国際大会関係 International Events and Competitions
トレイルランニング競技における国際大会は、「世界選手権(World Championships)」および「アジア太平洋選手権(Asia-Pacific Championships)」が主要な位置づけを持つ。これらの大会は、陸上競技における「世界陸上競技選手権大会(世界陸上)」や「アジア陸上競技選手権大会」に相当する国際的な公式競技会として位置付けられている。
世界選手権大会は、世界陸上競技連盟(World Athletics)および国際トレイルランニング協会(ITRA)と他2つの競技団体が主催し、加盟各国の陸上競技連盟を通じて国家代表チームが派遣される。日本からは、日本陸上競技連盟(JAAF)によって正式な「日本代表」として選手団が編成されており、オリンピックや世界陸上と同様に国家代表としての実績を有する。

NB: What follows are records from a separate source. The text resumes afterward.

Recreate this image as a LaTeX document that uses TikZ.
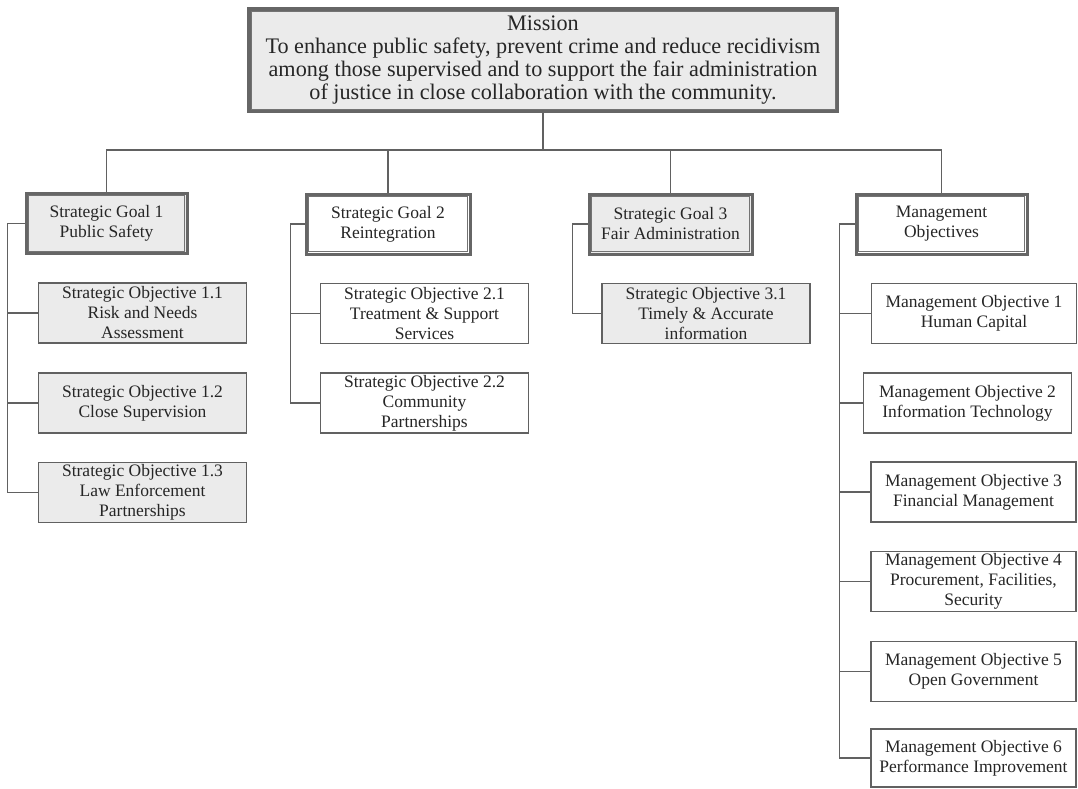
\documentclass[tikz,border=0pt]{standalone}
\usepackage{fontspec}
\setmainfont{Liberation Serif}
\colorlet{grayfill}{black!8}
\colorlet{linecol}{black!62}
\begin{document}
\begin{tikzpicture}[x=1pt,y=1pt,
  txt/.style={font=\fontsize{17.5}{20}\selectfont, text=black!85, align=center, inner sep=0pt},
  objbox/.style={txt, draw=linecol, line width=1.2pt, fill=white, minimum width=208pt, minimum height=60pt},
  grayobj/.style={objbox, fill=grayfill},
  goalbox/.style={txt, draw=black!60, line width=3pt, fill=white, minimum height=60pt},
  graygoal/.style={goalbox, fill=grayfill},
  innerframe/.style={draw=black!55, line width=0.8pt},
  conn/.style={draw=linecol, line width=1.3pt}
]
\useasboundingbox (0,0) rectangle (1078,-789);

% mission
\node[goalbox, fill=grayfill, line width=3.5pt, minimum width=588pt, minimum height=102pt,
      font=\fontsize{22.2}{23}\selectfont] (m) at (543,-60)
  {Mission\\To enhance public safety, prevent crime and reduce recidivism\\among those supervised and to support the fair administration\\of justice in close collaboration with the community.};

% goals
\node[graygoal, minimum width=161pt] (g1) at (106.5,-223.5) {Strategic Goal 1\\Public Safety};
\node[goalbox,  minimum width=164pt] (g2) at (388,-224) {Strategic Goal 2\\Reintegration};
\node[graygoal, minimum width=163pt] (g3) at (670.5,-224) {Strategic Goal 3\\Fair Administration};
\node[goalbox,  minimum width=171pt] (gm) at (941.5,-224) {Management\\Objectives};

\foreach \n in {m,g1,g2,g3,gm}
  \draw[innerframe] ([xshift=3.8pt,yshift=-3.8pt]\n.north west) rectangle ([xshift=-3.8pt,yshift=3.8pt]\n.south east);

% objectives
\node[grayobj] (o11) at (142.5,-313) {Strategic Objective 1.1\\Risk and Needs\\Assessment};
\node[grayobj] (o12) at (142.5,-403) {Strategic Objective 1.2\\Close Supervision};
\node[grayobj] (o13) at (142.5,-492.5) {Strategic Objective 1.3\\Law Enforcement\\Partnerships};
\node[objbox] (o21) at (424.5,-313.5) {Strategic Objective 2.1\\Treatment \& Support\\Services};
\node[objbox] (o22) at (424.5,-403) {Strategic Objective 2.2\\Community\\Partnerships};
\node[grayobj] (o31) at (706,-313.5) {Strategic Objective 3.1\\Timely \& Accurate\\information};

\node[objbox, minimum width=205pt] (mo1) at (974,-313.5) {Management Objective 1\\Human Capital};
\node[objbox] (mo2) at (967.5,-403) {Management Objective 2\\Information Technology};
\node[objbox, minimum width=205pt] (mo3) at (973.5,-492) {Management Objective 3\\Financial Management};
\node[objbox, minimum width=205pt] (mo4) at (973.5,-581.5) {Management Objective 4\\Procurement, Facilities,\\Security};
\node[objbox, minimum width=205pt] (mo5) at (973.5,-671.5) {Management Objective 5\\Open Government};
\node[objbox, minimum width=205pt, minimum height=58pt] (mo6) at (973.5,-758) {Management Objective 6\\Performance Improvement};

% top bus
\coordinate (bus) at (543,-150);
\draw[conn] (m.south) -- (bus);
\foreach \g in {g1,g2,g3,gm}
  \draw[conn] (\g.north) |- (bus);

% spines
\foreach \c in {o11,o12,o13}
  \draw[conn] (g1.west) -- ++(-17,0) |- (\c.west);
\foreach \c in {o21,o22}
  \draw[conn] (g2.west) -- ++(-14,0) |- (\c.west);
\draw[conn] (g3.west) -- ++(-15,0) |- (o31.west);
\foreach \c in {mo1,mo2,mo3,mo4,mo5,mo6}
  \draw[conn] (gm.west) -- ++(-15,0) |- (\c.west);
\end{tikzpicture}
\end{document}
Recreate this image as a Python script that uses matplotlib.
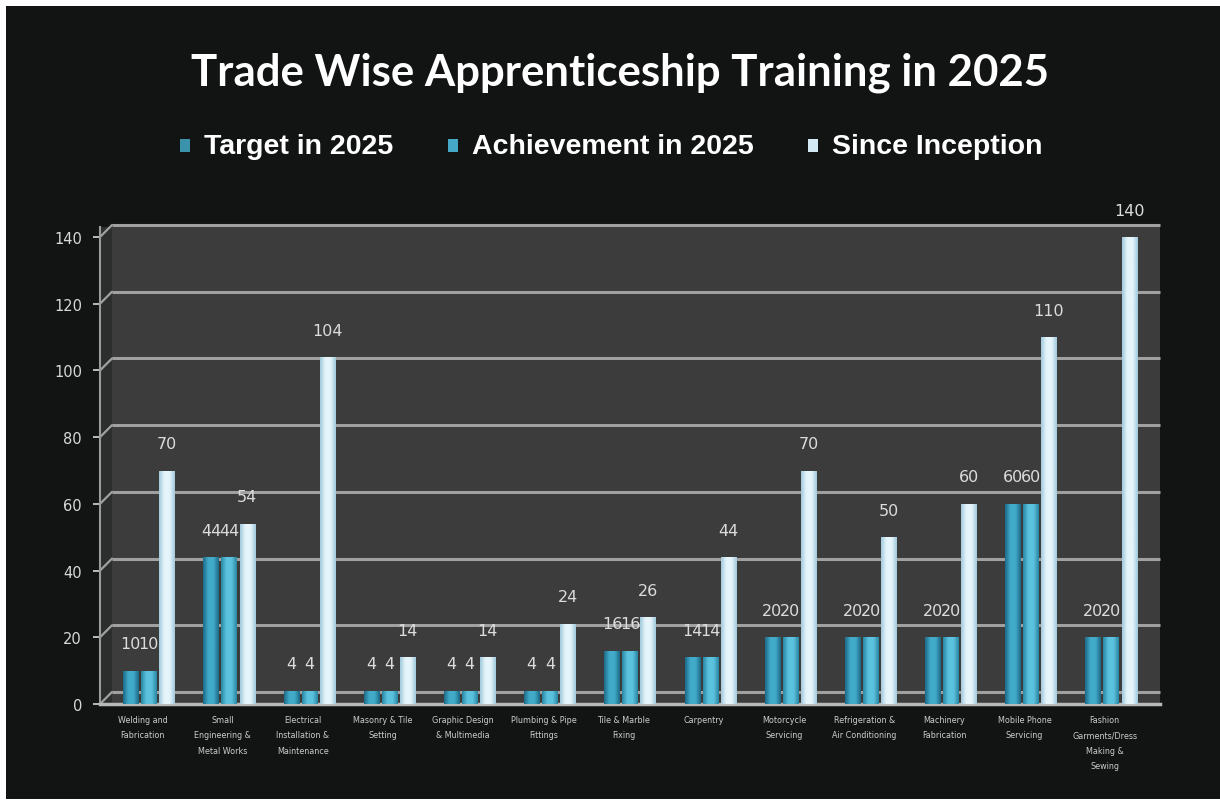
#!/usr/bin/env python3

import numpy as np
import matplotlib.pyplot as plt
from matplotlib.colors import LinearSegmentedColormap
from matplotlib.patches import Rectangle, ConnectionPatch
from matplotlib.transforms import ScaledTranslation

categories = [
    "Welding and\nFabrication",
    "Small\nEngineering &\nMetal Works",
    "Electrical\nInstallation &\nMaintenance",
    "Masonry & Tile\nSetting",
    "Graphic Design\n& Multimedia",
    "Plumbing & Pipe\nFittings",
    "Tile & Marble\nFixing",
    "Carpentry",
    "Motorcycle\nServicing",
    "Refrigeration &\nAir Conditioning",
    "Machinery\nFabrication",
    "Mobile Phone\nServicing",
    "Fashion\nGarments/Dress\nMaking &\nSewing",
]
target_2025 = [10, 44, 4, 4, 4, 4, 16, 14, 20, 20, 20, 60, 20]
achievement_2025 = [10, 44, 4, 4, 4, 4, 16, 14, 20, 20, 20, 60, 20]
since_inception = [70, 54, 104, 14, 14, 24, 26, 44, 70, 50, 60, 110, 140]
series_names = ["Target in 2025", "Achievement in 2025", "Since Inception"]
y_ticks = [0, 20, 40, 60, 80, 100, 120, 140]

BG = "#121413"
PANEL = "#3c3c3c"
SIDE_WALL = "#2c2e2e"
GRID = "#a0a0a0"
# (dark edge, highlight) for the cylinder-like shading of each series
SHADES = [("#1c6a86", "#42abca"), ("#2a86a3", "#5cc3df"), ("#9fc9dc", "#e6f5fb")]
LEGEND_COLORS = ["#3a93ab", "#44a8c6", "#d3eaf5"]
DEPTH_PX = 12  # fake 3-D depth of the back wall


def shaded_bar(ax, x, h, w, dark, light):
    """Draw one bar with a horizontal light-to-dark gradient."""
    rect = ax.bar(x, h, width=w, color=light, edgecolor="none", zorder=3)[0]
    cmap = LinearSegmentedColormap.from_list("b", [dark, light, light, dark])
    grad = np.linspace(0, 1, 64).reshape(1, -1)
    im = ax.imshow(grad, cmap=cmap, aspect="auto", extent=(x - w / 2, x + w / 2, 0, h),
                   zorder=4, interpolation="bicubic")
    im.set_clip_path(rect)
    return rect


def main():
    fig = plt.figure(figsize=(12.2, 8.03), dpi=100, facecolor="white")
    fig.patches.append(Rectangle((6 / 1220, 3 / 803), 1 - 6 / 1220, 1 - 10 / 803,
                                 transform=fig.transFigure, facecolor=BG,
                                 edgecolor="none", zorder=-5))

    ax = fig.add_axes([100 / 1220, 98 / 803, 1060 / 1220, 477 / 803])
    ax.set_facecolor(PANEL)

    # side wall strip and back-wall gridlines shifted up/right for depth
    depth = ScaledTranslation(DEPTH_PX / 100, DEPTH_PX / 100, fig.dpi_scale_trans)
    back = ax.get_yaxis_transform() + depth
    ax.add_patch(Rectangle((0, 0), DEPTH_PX / 1060, 1, transform=ax.transAxes,
                           facecolor=SIDE_WALL, edgecolor="none", zorder=0.5))
    for v in y_ticks:
        ax.plot([0, 1 - DEPTH_PX / 1060], [v, v], transform=back, color=GRID,
                linewidth=2.2, zorder=1, clip_on=False, solid_capstyle="butt")
        ax.add_artist(ConnectionPatch((0, v), (0, v), coordsA=ax.get_yaxis_transform(),
                                      coordsB=back, color=GRID, linewidth=1.6, zorder=1))

    x = np.arange(len(categories))
    width = 0.19
    offsets = [-0.225, 0.0, 0.225]
    all_series = [target_2025, achievement_2025, since_inception]

    for s, (vals, off) in enumerate(zip(all_series, offsets)):
        dark, light = SHADES[s]
        for xi, v in zip(x, vals):
            shaded_bar(ax, xi + off, v, width, dark, light)
            ax.annotate(str(v), (xi + off, v), xytext=(0, 14), textcoords="offset points",
                        ha="center", va="bottom", color="#dcdcdc", fontsize=11.5,
                        family="DejaVu Sans", zorder=6, annotation_clip=False)

    ax.set_xlim(-0.61, len(categories) - 1 + 0.61)
    ax.set_ylim(0, 143)
    ax.set_yticks(y_ticks)
    ax.tick_params(axis="y", colors="#d8d8d8", labelsize=10.5, length=5, width=1.2,
                   pad=8)
    ax.set_xticks(x - 0.08)
    ax.set_xticklabels(categories, fontsize=5.8, color="#cccccc", linespacing=1.9)
    ax.tick_params(axis="x", length=0, pad=8)

    for side in ["top", "right"]:
        ax.spines[side].set_visible(False)
    ax.spines["left"].set_color("#9a9a9a")
    ax.spines["left"].set_linewidth(1.5)
    ax.spines["bottom"].set_color("#b8b8b8")
    ax.spines["bottom"].set_linewidth(2.5)

    fig.text(0.508, 0.909, "Trade Wise Apprenticeship Training in 2025", ha="center",
             va="center", color="white", fontsize=31.5, fontweight="bold", family="Lato")

    # legend row
    legend_x = [180, 448, 808]
    for name, color, lx in zip(series_names, LEGEND_COLORS, legend_x):
        fig.patches.append(Rectangle((lx / 1220, (803 - 153) / 803), 10 / 1220, 13 / 803,
                                     transform=fig.transFigure, facecolor=color,
                                     edgecolor="none", zorder=2))
        fig.text((lx + 24) / 1220, (803 - 147) / 803, name, ha="left", va="center",
                 color="white", fontsize=20.5, fontweight="bold", family="Liberation Sans")

    plt.savefig("out.png", dpi=100, facecolor=fig.get_facecolor())


if __name__ == "__main__":
    main()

一方、アジア太平洋選手権は、アジア・オセアニア地域の競技者を対象とする地域選手権であり、日本トレイルランニング協会(JTRA)が中心となって代表派遣を行う。この大会は、陸上競技における「アジア選手権」に相当する地域的な位置づけを持つ。

世界選手権大会の代表選考
世界選手権への代表選考は、日本陸上競技連盟によって行われる。選考対象は、
・直近の世界選手権およびアジア太平洋選手権での上位入賞者
・国内で開催される指定選考競技会の上位入賞者から構成される。
選考方針としては、「世界選手権においてメダル獲得または入賞が期待できる選手」を中心に編成され、日本陸上競技連盟が正式に派遣する。
アジア太平洋選手権の代表選考
現在の選考基準では、アジア太平洋選手権については、日本トレイルランニング協会が代表選考を行う。選考基準は、国際トレイルランニング協会(ITRA)が提供するランキングに基づき、
・指定された競技種目のITRAランキングにおいて日本人最上位
・かつアジアランキングで10位以内に入る選手
が原則として選考対象となる。
この基準により、「アジア太平洋選手権でメダルまたは入賞が期待できる選手」が選出され、日本トレイルランニング協会が正式に派遣する。